Alguns poetas dessa geração são: Mário Quintana, José Paulo Paes, Paulo Leminski, Alex Polari, Antônio Carlos de Brito (Casaso), Adélia Prado, Ricardo de Carvalho Duarte (Chacal) e outros surgidos entre 1970 e 1990.
Paro minha reflexão no século XX. A poesia brasileira do início do século XXI, ao que parece, tem o olhar no espelho retrovisor. Há um pouco de tudo. Deixo para mais adiante uma reflexão mais cuidadosa desse período. Cabe aos estudiosos e à crítica se debruçarem na análise da produção poética e literária atual.
Com o olhar no retrovisor, é que nas reflexões poéticas constantes do meu livro “O Desconhecido”, a ser lançado aqui hoje, está inserido um pouco do que falamos.

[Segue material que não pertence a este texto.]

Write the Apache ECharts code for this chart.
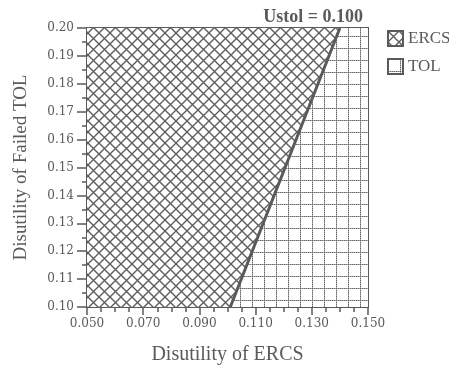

Para concluir, cito alguns verso de poetas distintos, independentemente de quando foram escritos:
“Estupendas usuras nos mercados: / Todos os que não furtam, muito pobres; / eis aqui a Cidade da Bahia.” (Gregorio de Matos); “O sol do Imperador / O som do Imperador / Os fãs do Imperador / O fim do Imperador.” (Murilo Mendes); “Eu acabo é perdendo a paciência e vou-me embora: / Salto a janela de noite e fujo pelo jardim. / Quando virem, sumi por esse mundo afora, / Corumbá, Cuiabá, Pocoré, Coxim.” (Ribeiro Couto); “Deus, oh Deus, ondes estás, que não respondes / Em que mundo, em que estrela tu te escondes / embuçado nos céus?” (Castro Alves); “Os miseráveis, os rotos / são as flores dos esgotos” (Cruz e Souza); “No aeródromo, o aeroplano / subiu, triunfal, na tarde clara, / grande e sonoro, como o sonho humano!” (Agenor Barbosa); “O zumzum de Zeus / o bômbix / o Ptyx” (Carlos Drummond); “secosecoseco Rio/ secoseco Rio seco / seco Rio secoseco / Rio sesosecoseco / Eco / seca” (Ednaldo Soares); “Miserável ser, a ninguém enganas; / o amor que proclamas / é pura quimera. / Não és gente; és apenas fera.”(Ednaldo Soares); “Parece que a corrupção tomou conta do Estado Brasileiro, / que não há mais em quem confiar.” (Ferreira Gullar); “Todos ocupados em levar avante a vida / e eu sem saber o que fazer com ela, / se a finco no coração ou atiro pela janela.” (Paulo Hecker Filho)
Senhoras e Senhores, a poesia é a parte mais sublime de toda a literatura. Quem não gosta de poesia não sabe amar.
Muito Obrigado
Referências:
Diversos estudos acadêmicos (livros, artigos, dissertações e teses).